Aim of the task:
The lines to extract run from the first line of the material below to the line containing "import numpy as np", both included; leave the pictures behind.

================

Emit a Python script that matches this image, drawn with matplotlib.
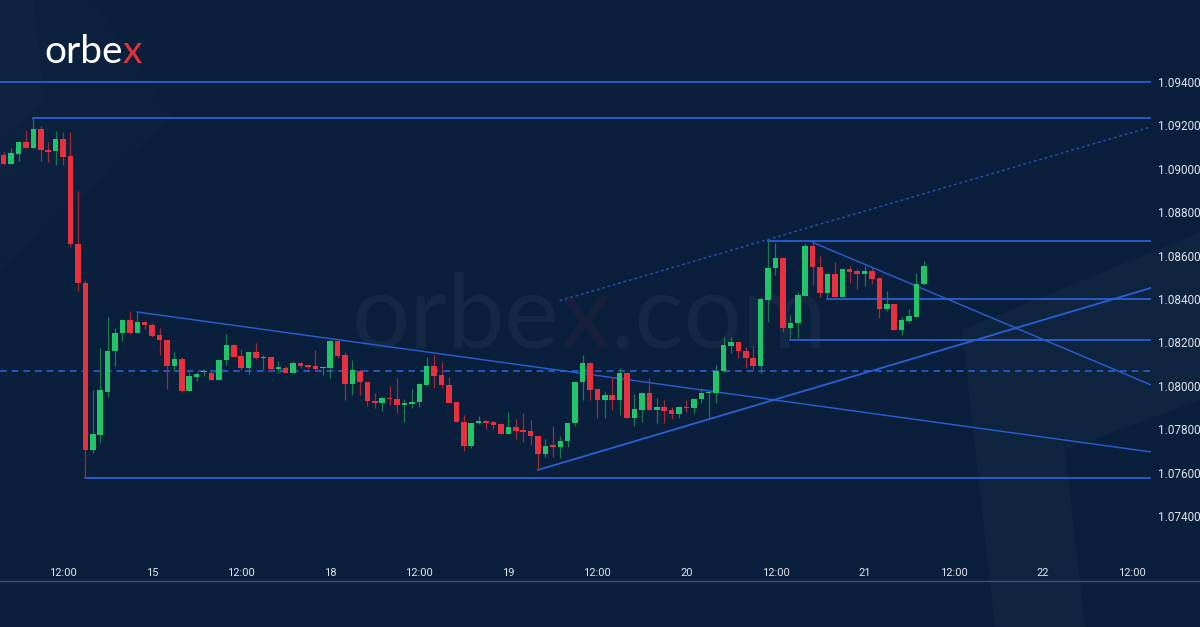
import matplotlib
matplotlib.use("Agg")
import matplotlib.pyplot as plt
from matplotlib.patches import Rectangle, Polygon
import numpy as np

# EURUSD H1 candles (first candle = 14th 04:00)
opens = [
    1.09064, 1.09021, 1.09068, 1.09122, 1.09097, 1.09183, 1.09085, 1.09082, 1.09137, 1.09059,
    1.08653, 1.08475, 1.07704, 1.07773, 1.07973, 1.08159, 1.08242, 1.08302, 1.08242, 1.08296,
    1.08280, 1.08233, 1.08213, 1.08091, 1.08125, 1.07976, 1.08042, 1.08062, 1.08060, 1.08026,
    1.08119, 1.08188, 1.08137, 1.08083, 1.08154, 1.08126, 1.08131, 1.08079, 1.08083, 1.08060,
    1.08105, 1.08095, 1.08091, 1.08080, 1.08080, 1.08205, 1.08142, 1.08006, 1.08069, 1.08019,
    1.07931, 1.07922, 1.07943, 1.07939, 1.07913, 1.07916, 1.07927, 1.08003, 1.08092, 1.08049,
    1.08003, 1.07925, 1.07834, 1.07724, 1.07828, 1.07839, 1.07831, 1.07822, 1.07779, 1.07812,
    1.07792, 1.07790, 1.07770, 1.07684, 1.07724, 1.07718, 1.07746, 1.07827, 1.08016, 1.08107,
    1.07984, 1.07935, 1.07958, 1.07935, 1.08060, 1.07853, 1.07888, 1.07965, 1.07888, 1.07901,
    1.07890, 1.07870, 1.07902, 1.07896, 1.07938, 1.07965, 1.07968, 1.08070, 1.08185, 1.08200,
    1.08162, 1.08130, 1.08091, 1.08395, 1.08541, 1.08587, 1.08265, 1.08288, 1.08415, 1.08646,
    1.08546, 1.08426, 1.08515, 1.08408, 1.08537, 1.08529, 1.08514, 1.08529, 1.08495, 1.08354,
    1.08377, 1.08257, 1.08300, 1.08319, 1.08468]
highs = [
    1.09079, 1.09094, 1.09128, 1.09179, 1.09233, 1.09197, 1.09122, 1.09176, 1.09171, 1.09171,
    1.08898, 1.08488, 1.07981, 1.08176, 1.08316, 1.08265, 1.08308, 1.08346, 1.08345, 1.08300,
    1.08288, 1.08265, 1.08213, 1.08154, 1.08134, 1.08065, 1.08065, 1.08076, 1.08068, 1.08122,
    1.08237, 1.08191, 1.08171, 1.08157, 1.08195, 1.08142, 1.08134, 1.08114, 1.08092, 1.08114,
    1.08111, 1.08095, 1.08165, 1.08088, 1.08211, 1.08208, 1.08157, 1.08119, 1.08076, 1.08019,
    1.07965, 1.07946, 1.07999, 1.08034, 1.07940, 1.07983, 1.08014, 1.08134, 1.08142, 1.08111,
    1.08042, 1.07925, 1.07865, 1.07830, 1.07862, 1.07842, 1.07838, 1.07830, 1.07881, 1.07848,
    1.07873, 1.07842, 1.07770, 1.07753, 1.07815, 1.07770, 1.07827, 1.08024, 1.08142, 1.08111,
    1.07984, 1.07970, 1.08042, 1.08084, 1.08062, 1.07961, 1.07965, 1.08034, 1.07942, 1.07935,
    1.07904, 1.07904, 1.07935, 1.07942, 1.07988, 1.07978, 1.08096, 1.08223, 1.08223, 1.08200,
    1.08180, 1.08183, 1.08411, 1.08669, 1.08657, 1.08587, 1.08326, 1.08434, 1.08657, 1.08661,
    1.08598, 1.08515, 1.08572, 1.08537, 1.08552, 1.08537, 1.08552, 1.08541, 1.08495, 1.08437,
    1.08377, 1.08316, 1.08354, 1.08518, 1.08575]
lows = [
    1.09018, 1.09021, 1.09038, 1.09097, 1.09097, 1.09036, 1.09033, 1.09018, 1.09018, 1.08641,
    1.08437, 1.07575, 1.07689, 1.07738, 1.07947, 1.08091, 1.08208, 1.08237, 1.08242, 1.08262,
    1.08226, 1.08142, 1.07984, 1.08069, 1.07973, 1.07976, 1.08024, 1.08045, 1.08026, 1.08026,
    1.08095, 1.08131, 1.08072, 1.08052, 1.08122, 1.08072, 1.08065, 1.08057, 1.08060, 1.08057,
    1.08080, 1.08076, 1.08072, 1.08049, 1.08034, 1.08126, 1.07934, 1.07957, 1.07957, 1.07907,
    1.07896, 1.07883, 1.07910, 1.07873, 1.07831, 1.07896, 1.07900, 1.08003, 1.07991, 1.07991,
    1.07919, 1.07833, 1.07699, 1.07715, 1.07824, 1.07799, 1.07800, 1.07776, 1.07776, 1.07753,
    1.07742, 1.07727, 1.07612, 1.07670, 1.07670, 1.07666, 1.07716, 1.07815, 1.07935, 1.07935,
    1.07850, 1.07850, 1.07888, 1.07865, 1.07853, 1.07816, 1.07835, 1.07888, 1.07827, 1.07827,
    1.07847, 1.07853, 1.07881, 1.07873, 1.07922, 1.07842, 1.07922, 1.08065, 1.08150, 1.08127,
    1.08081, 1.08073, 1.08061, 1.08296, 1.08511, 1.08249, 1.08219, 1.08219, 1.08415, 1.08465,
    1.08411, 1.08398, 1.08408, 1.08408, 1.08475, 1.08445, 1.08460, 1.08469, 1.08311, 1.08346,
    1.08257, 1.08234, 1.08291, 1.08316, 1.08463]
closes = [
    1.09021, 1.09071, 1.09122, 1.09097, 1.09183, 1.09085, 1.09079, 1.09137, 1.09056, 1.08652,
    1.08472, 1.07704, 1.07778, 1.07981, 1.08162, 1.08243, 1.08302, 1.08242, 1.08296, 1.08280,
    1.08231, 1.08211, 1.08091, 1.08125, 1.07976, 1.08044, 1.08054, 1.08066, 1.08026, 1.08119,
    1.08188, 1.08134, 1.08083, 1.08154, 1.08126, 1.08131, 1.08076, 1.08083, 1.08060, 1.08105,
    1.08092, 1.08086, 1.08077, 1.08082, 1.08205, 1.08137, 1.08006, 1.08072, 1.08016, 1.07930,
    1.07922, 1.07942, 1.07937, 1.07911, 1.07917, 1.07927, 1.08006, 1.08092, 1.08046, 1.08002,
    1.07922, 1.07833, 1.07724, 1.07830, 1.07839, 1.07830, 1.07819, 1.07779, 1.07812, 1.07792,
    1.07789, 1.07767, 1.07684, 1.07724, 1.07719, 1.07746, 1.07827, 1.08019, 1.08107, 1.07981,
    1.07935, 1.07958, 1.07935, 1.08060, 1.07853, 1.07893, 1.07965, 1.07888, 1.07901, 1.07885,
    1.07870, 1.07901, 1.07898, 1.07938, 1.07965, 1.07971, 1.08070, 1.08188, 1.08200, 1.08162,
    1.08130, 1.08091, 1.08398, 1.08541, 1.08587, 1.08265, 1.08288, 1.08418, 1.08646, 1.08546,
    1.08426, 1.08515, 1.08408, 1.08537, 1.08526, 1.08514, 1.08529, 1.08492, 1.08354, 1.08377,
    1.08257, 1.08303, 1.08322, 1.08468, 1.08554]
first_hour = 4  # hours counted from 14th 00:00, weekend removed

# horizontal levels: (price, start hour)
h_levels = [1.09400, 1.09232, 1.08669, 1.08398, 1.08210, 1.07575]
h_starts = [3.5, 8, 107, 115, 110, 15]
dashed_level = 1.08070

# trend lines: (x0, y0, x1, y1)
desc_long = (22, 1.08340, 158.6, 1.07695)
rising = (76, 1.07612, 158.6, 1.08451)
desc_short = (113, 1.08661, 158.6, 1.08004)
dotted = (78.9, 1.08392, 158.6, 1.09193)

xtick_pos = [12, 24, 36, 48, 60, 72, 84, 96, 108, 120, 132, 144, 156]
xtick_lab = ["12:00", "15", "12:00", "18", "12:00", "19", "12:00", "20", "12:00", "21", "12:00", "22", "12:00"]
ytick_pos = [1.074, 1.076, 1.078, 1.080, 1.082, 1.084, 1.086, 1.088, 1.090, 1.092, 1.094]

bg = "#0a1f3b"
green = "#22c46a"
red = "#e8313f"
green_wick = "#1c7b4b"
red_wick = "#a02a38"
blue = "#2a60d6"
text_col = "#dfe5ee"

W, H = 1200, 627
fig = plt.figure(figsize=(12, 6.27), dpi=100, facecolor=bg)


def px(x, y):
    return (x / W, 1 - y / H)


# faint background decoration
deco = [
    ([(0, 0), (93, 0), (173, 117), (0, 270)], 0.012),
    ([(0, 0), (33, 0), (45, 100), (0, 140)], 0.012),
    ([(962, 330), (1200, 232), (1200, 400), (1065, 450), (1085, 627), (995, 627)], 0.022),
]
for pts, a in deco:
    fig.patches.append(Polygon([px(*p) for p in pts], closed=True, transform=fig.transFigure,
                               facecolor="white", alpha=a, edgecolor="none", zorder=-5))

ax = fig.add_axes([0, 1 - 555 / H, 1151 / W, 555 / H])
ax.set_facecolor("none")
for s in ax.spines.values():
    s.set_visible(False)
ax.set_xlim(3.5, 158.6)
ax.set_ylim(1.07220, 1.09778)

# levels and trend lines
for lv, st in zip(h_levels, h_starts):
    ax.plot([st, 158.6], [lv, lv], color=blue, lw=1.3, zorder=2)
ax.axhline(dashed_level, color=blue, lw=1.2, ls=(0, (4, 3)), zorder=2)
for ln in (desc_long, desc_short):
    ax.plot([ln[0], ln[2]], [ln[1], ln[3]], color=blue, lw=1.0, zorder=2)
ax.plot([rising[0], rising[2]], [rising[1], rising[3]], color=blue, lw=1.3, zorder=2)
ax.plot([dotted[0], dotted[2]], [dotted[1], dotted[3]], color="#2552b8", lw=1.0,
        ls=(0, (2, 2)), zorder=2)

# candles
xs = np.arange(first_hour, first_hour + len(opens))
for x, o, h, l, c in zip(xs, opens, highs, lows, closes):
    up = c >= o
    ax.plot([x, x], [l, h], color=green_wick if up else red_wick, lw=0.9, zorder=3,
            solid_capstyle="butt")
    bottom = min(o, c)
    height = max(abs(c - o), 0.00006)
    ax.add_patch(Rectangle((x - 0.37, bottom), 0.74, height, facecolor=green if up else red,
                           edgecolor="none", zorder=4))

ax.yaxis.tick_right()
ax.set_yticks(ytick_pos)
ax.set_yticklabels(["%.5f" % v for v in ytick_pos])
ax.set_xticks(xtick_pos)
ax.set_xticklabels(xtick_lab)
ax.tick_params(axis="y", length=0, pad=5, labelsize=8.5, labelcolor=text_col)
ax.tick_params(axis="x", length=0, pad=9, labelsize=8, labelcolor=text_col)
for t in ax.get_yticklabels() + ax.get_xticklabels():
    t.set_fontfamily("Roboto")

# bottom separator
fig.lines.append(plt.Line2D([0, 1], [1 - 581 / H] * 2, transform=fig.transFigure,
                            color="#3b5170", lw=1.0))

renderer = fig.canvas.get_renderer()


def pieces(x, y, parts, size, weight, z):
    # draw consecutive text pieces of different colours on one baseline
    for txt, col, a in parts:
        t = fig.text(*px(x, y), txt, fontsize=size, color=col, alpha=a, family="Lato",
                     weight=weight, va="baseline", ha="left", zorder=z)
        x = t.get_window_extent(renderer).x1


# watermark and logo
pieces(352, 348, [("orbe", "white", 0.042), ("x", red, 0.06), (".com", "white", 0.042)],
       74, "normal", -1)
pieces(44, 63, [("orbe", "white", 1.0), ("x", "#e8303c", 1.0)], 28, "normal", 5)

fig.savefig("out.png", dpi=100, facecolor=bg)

================

Response for this exercise:
Emit a Python script that matches this image, drawn with matplotlib.
import matplotlib
matplotlib.use("Agg")
import matplotlib.pyplot as plt
from matplotlib.patches import Rectangle, Polygon
import numpy as np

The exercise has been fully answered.